WHAT TO DO :: Write the data below out exactly as it stands. Do not include the pictures.

****************************************

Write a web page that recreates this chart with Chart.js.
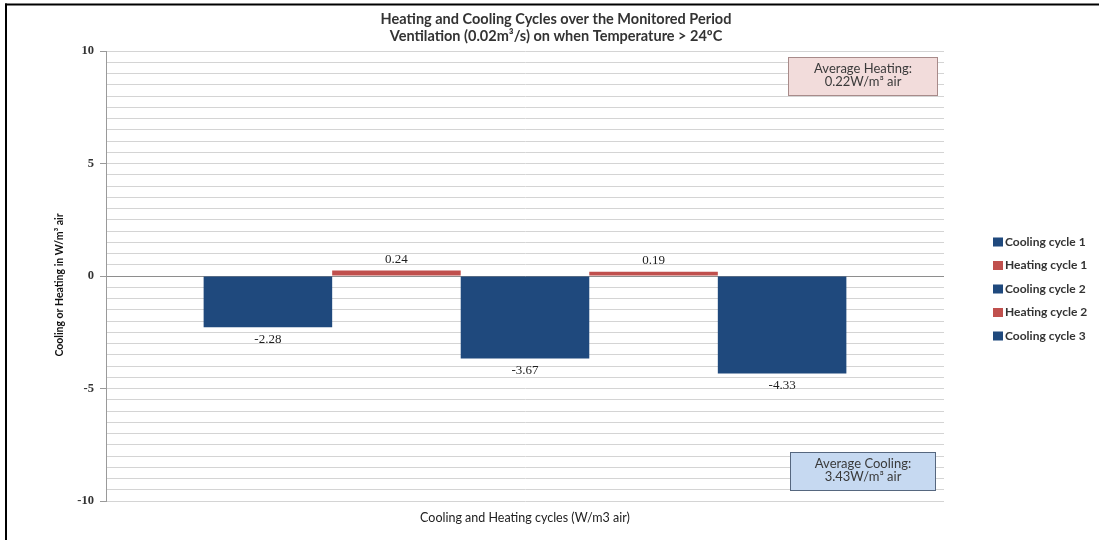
<!DOCTYPE html>
<html>
<head>
<meta charset="utf-8">
<script src="https://cdn.jsdelivr.net/npm/chart.js@4.4.1/dist/chart.umd.min.js"></script>
<style>
  html, body { margin: 0; padding: 0; background: #ffffff; }
  #wrap { width: 1099px; height: 540px; position: relative; }
</style>
</head>
<body>
<div id="wrap"><canvas id="c" width="1099" height="540"></canvas></div>
<script>
// ---- Data ----
const categories = [''];
const seriesNames = ['Cooling cycle 1', 'Heating cycle 1', 'Cooling cycle 2', 'Heating cycle 2', 'Cooling cycle 3'];
const seriesValues = [-2.28, 0.24, -3.67, 0.19, -4.33];
const seriesKinds = ['cool', 'heat', 'cool', 'heat', 'cool'];
const yMajorTicks = [-10, -5, 0, 5, 10];
const averageHeating = 0.22;
const averageCooling = 3.43;
const titleLines = ['Heating and Cooling Cycles over the Monitored Period', 'Ventilation (0.02m\u00B3/s) on when Temperature > 24\u00BAC'];
const yTitle = 'Cooling or Heating in W/m\u00B3 air';
const xTitle = 'Cooling and Heating cycles (W/m3 air)';

const colors = { cool: '#1F497D', heat: '#C0504D' };
const uiFont = 'Lato, "Open Sans", sans-serif';
const numFont = '"Liberation Serif", "DejaVu Serif", serif';

const datasets = seriesNames.map((name, i) => ({
  label: name,
  data: [seriesValues[i]],
  backgroundColor: colors[seriesKinds[i]],
  borderColor: colors[seriesKinds[i]],
  borderWidth: 0,
  categoryPercentage: 0.767,
  barPercentage: 1.0
}));

const framePlugin = {
  id: 'frame',
  beforeDraw(chart) {
    const ctx = chart.ctx;
    ctx.save();
    ctx.fillStyle = '#ffffff';
    ctx.fillRect(0, 0, chart.width, chart.height);
    ctx.restore();
  },
  afterDraw(chart) {
    const ctx = chart.ctx;
    ctx.save();
    ctx.fillStyle = '#000000';
    ctx.fillRect(5, 3.5, chart.width - 5, 2);
    ctx.fillRect(5, 3.5, 2, chart.height - 3.5);
    ctx.restore();
  }
};

const textPlugin = {
  id: 'texts',
  afterDraw(chart) {
    const ctx = chart.ctx;
    ctx.save();
    ctx.textAlign = 'center';
    ctx.textBaseline = 'middle';
    // chart title
    ctx.fillStyle = '#333333';
    ctx.font = 'bold 14.5px ' + uiFont;
    ctx.fillText(titleLines[0], 556, 19);
    ctx.fillText(titleLines[1], 556, 36);
    // x axis title
    ctx.fillStyle = '#222222';
    ctx.font = '12.5px ' + uiFont;
    ctx.fillText(xTitle, 525, 518);
    // y axis title
    ctx.translate(60, 285);
    ctx.rotate(-Math.PI / 2);
    ctx.fillStyle = '#111111';
    ctx.font = 'bold 10.5px ' + uiFont;
    ctx.fillText(yTitle, 0, 0);
    ctx.restore();
  }
};

const labelsPlugin = {
  id: 'valueLabels',
  afterDatasetsDraw(chart) {
    const ctx = chart.ctx;
    ctx.save();
    ctx.font = '13px ' + numFont;
    ctx.fillStyle = '#1E1E1E';
    ctx.textAlign = 'center';
    ctx.textBaseline = 'middle';
    chart.data.datasets.forEach((ds, i) => {
      const meta = chart.getDatasetMeta(i);
      meta.data.forEach((bar, j) => {
        const v = ds.data[j];
        const y = v >= 0 ? bar.y - 11 : bar.y + 12;
        ctx.fillText(v.toFixed(2), bar.x, y);
      });
    });
    ctx.restore();
  }
};

const notesPlugin = {
  id: 'notes',
  afterDraw(chart) {
    const ctx = chart.ctx;
    const boxes = [
      { x: 788, y: 57, w: 150, h: 39, fill: '#F2DCDB', stroke: '#A88B8A', lines: ['Average Heating:', averageHeating.toFixed(2) + 'W/m\u00B3 air'] },
      { x: 790, y: 452, w: 146, h: 39, fill: '#C6D9F1', stroke: '#56677F', lines: ['Average Cooling:', averageCooling.toFixed(2) + 'W/m\u00B3 air'] }
    ];
    ctx.save();
    boxes.forEach(b => {
      ctx.fillStyle = b.fill;
      ctx.fillRect(b.x, b.y, b.w, b.h);
      ctx.strokeStyle = b.stroke;
      ctx.lineWidth = 1;
      ctx.strokeRect(b.x + 0.5, b.y + 0.5, b.w - 1, b.h - 1);
      ctx.fillStyle = '#3A3A3A';
      ctx.font = '13px ' + uiFont;
      ctx.textAlign = 'center';
      ctx.textBaseline = 'middle';
      ctx.fillText(b.lines[0], b.x + b.w / 2, b.y + 11.5);
      ctx.fillText(b.lines[1], b.x + b.w / 2, b.y + 25);
    });
    ctx.restore();
  }
};

const legendPlugin = {
  id: 'sideLegend',
  afterDraw(chart) {
    const ctx = chart.ctx;
    ctx.save();
    ctx.font = 'bold 12px ' + uiFont;
    ctx.textAlign = 'left';
    ctx.textBaseline = 'middle';
    chart.data.datasets.forEach((ds, i) => {
      const y = 242 + i * 23.5;
      ctx.fillStyle = ds.backgroundColor;
      ctx.fillRect(993, y - 4.5, 10, 9);
      ctx.fillStyle = '#333333';
      ctx.fillText(ds.label, 1005, y);
    });
    ctx.restore();
  }
};

new Chart(document.getElementById('c'), {
  type: 'bar',
  data: { labels: categories, datasets: datasets },
  options: {
    responsive: false,
    animation: false,
    devicePixelRatio: 1,
    layout: { padding: { left: 0, right: 155, top: 51, bottom: 0 } },
    plugins: {
      legend: { display: false },
      tooltip: { enabled: false },
      title: { display: false }
    },
    scales: {
      x: {
        grid: { display: false, drawTicks: false },
        border: { display: false },
        ticks: { display: false },
        title: { display: false },
        afterFit(scale) { scale.height = 39; }
      },
      y: {
        min: -10,
        max: 10,
        afterBuildTicks(scale) {
          const t = [];
          for (let k = -20; k <= 20; k++) t.push({ value: k * 0.5 });
          scale.ticks = t;
        },
        ticks: {
          color: '#333333',
          font: { family: numFont, size: 12.5, weight: 'bold' },
          padding: 6,
          autoSkip: false,
          callback(v) { return yMajorTicks.includes(v) ? String(v) : ''; }
        },
        grid: {
          color(ctx) { return ctx.tick && ctx.tick.value === 0 ? '#8E8E8E' : '#D4D4D4'; },
          lineWidth: 1,
          tickLength: 6,
          tickColor(ctx) { return ctx.tick && yMajorTicks.includes(ctx.tick.value) ? '#9A9A9A' : 'rgba(0,0,0,0)'; }
        },
        border: { display: true, color: '#9A9A9A' },
        title: { display: false },
        afterFit(scale) { scale.width = 106; }
      }
    }
  },
  plugins: [framePlugin, labelsPlugin, notesPlugin, legendPlugin, textPlugin]
});
</script>
</body>
</html>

****************************************

WRITTEN RESPONSE ::
Write a web page that recreates this chart with Chart.js.
<!DOCTYPE html>
<html>
<head>
<meta charset="utf-8">
<script src="https://cdn.jsdelivr.net/npm/chart.js@4.4.1/dist/chart.umd.min.js"></script>
<style>
  html, body { margin: 0; padding: 0; background: #ffffff; }
  #wrap { width: 1099px; height: 540px; position: relative; }
</style>
</head>
<body>
<div id="wrap"><canvas id="c" width="1099" height="540"></canvas></div>
<script>
// ---- Data ----
const categories = [''];
const seriesNames = ['Cooling cycle 1', 'Heating cycle 1', 'Cooling cycle 2', 'Heating cycle 2', 'Cooling cycle 3'];
const seriesValues = [-2.28, 0.24, -3.67, 0.19, -4.33];
const seriesKinds = ['cool', 'heat', 'cool', 'heat', 'cool'];
const yMajorTicks = [-10, -5, 0, 5, 10];
const averageHeating = 0.22;
const averageCooling = 3.43;
const titleLines = ['Heating and Cooling Cycles over the Monitored Period', 'Ventilation (0.02m\u00B3/s) on when Temperature > 24\u00BAC'];
const yTitle = 'Cooling or Heating in W/m\u00B3 air';
const xTitle = 'Cooling and Heating cycles (W/m3 air)';

const colors = { cool: '#1F497D', heat: '#C0504D' };
const uiFont = 'Lato, "Open Sans", sans-serif';
const numFont = '"Liberation Serif", "DejaVu Serif", serif';

const datasets = seriesNames.map((name, i) => ({
  label: name,
  data: [seriesValues[i]],
  backgroundColor: colors[seriesKinds[i]],
  borderColor: colors[seriesKinds[i]],
  borderWidth: 0,
  categoryPercentage: 0.767,
  barPercentage: 1.0
}));

const framePlugin = {
  id: 'frame',
  beforeDraw(chart) {
    const ctx = chart.ctx;
    ctx.save();
    ctx.fillStyle = '#ffffff';
    ctx.fillRect(0, 0, chart.width, chart.height);
    ctx.restore();
  },
  afterDraw(chart) {
    const ctx = chart.ctx;
    ctx.save();
    ctx.fillStyle = '#000000';
    ctx.fillRect(5, 3.5, chart.width - 5, 2);
    ctx.fillRect(5, 3.5, 2, chart.height - 3.5);
    ctx.restore();
  }
};

const textPlugin = {
  id: 'texts',
  afterDraw(chart) {
    const ctx = chart.ctx;
    ctx.save();
    ctx.textAlign = 'center';
    ctx.textBaseline = 'middle';
    // chart title
    ctx.fillStyle = '#333333';
    ctx.font = 'bold 14.5px ' + uiFont;
    ctx.fillText(titleLines[0], 556, 19);
    ctx.fillText(titleLines[1], 556, 36);
    // x axis title
    ctx.fillStyle = '#222222';
    ctx.font = '12.5px ' + uiFont;
    ctx.fillText(xTitle, 525, 518);
    // y axis title
    ctx.translate(60, 285);
    ctx.rotate(-Math.PI / 2);
    ctx.fillStyle = '#111111';
    ctx.font = 'bold 10.5px ' + uiFont;
    ctx.fillText(yTitle, 0, 0);
    ctx.restore();
  }
};

const labelsPlugin = {
  id: 'valueLabels',
  afterDatasetsDraw(chart) {
    const ctx = chart.ctx;
    ctx.save();
    ctx.font = '13px ' + numFont;
    ctx.fillStyle = '#1E1E1E';
    ctx.textAlign = 'center';
    ctx.textBaseline = 'middle';
    chart.data.datasets.forEach((ds, i) => {
      const meta = chart.getDatasetMeta(i);
      meta.data.forEach((bar, j) => {
        const v = ds.data[j];
        const y = v >= 0 ? bar.y - 11 : bar.y + 12;
        ctx.fillText(v.toFixed(2), bar.x, y);
      });
    });
    ctx.restore();
  }
};

const notesPlugin = {
  id: 'notes',
  afterDraw(chart) {
    const ctx = chart.ctx;
    const boxes = [
      { x: 788, y: 57, w: 150, h: 39, fill: '#F2DCDB', stroke: '#A88B8A', lines: ['Average Heating:', averageHeating.toFixed(2) + 'W/m\u00B3 air'] },
      { x: 790, y: 452, w: 146, h: 39, fill: '#C6D9F1', stroke: '#56677F', lines: ['Average Cooling:', averageCooling.toFixed(2) + 'W/m\u00B3 air'] }
    ];
    ctx.save();
    boxes.forEach(b => {
      ctx.fillStyle = b.fill;
      ctx.fillRect(b.x, b.y, b.w, b.h);
      ctx.strokeStyle = b.stroke;
      ctx.lineWidth = 1;
      ctx.strokeRect(b.x + 0.5, b.y + 0.5, b.w - 1, b.h - 1);
      ctx.fillStyle = '#3A3A3A';
      ctx.font = '13px ' + uiFont;
      ctx.textAlign = 'center';
      ctx.textBaseline = 'middle';
      ctx.fillText(b.lines[0], b.x + b.w / 2, b.y + 11.5);
      ctx.fillText(b.lines[1], b.x + b.w / 2, b.y + 25);
    });
    ctx.restore();
  }
};

const legendPlugin = {
  id: 'sideLegend',
  afterDraw(chart) {
    const ctx = chart.ctx;
    ctx.save();
    ctx.font = 'bold 12px ' + uiFont;
    ctx.textAlign = 'left';
    ctx.textBaseline = 'middle';
    chart.data.datasets.forEach((ds, i) => {
      const y = 242 + i * 23.5;
      ctx.fillStyle = ds.backgroundColor;
      ctx.fillRect(993, y - 4.5, 10, 9);
      ctx.fillStyle = '#333333';
      ctx.fillText(ds.label, 1005, y);
    });
    ctx.restore();
  }
};

new Chart(document.getElementById('c'), {
  type: 'bar',
  data: { labels: categories, datasets: datasets },
  options: {
    responsive: false,
    animation: false,
    devicePixelRatio: 1,
    layout: { padding: { left: 0, right: 155, top: 51, bottom: 0 } },
    plugins: {
      legend: { display: false },
      tooltip: { enabled: false },
      title: { display: false }
    },
    scales: {
      x: {
        grid: { display: false, drawTicks: false },
        border: { display: false },
        ticks: { display: false },
        title: { display: false },
        afterFit(scale) { scale.height = 39; }
      },
      y: {
        min: -10,
        max: 10,
        afterBuildTicks(scale) {
          const t = [];
          for (let k = -20; k <= 20; k++) t.push({ value: k * 0.5 });
          scale.ticks = t;
        },
        ticks: {
          color: '#333333',
          font: { family: numFont, size: 12.5, weight: 'bold' },
          padding: 6,
          autoSkip: false,
          callback(v) { return yMajorTicks.includes(v) ? String(v) : ''; }
        },
        grid: {
          color(ctx) { return ctx.tick && ctx.tick.value === 0 ? '#8E8E8E' : '#D4D4D4'; },
          lineWidth: 1,
          tickLength: 6,
          tickColor(ctx) { return ctx.tick && yMajorTicks.includes(ctx.tick.value) ? '#9A9A9A' : 'rgba(0,0,0,0)'; }
        },
        border: { display: true, color: '#9A9A9A' },
        title: { display: false },
        afterFit(scale) { scale.width = 106; }
      }
    }
  },
  plugins: [framePlugin, labelsPlugin, notesPlugin, legendPlugin, textPlugin]
});
</script>
</body>
</html>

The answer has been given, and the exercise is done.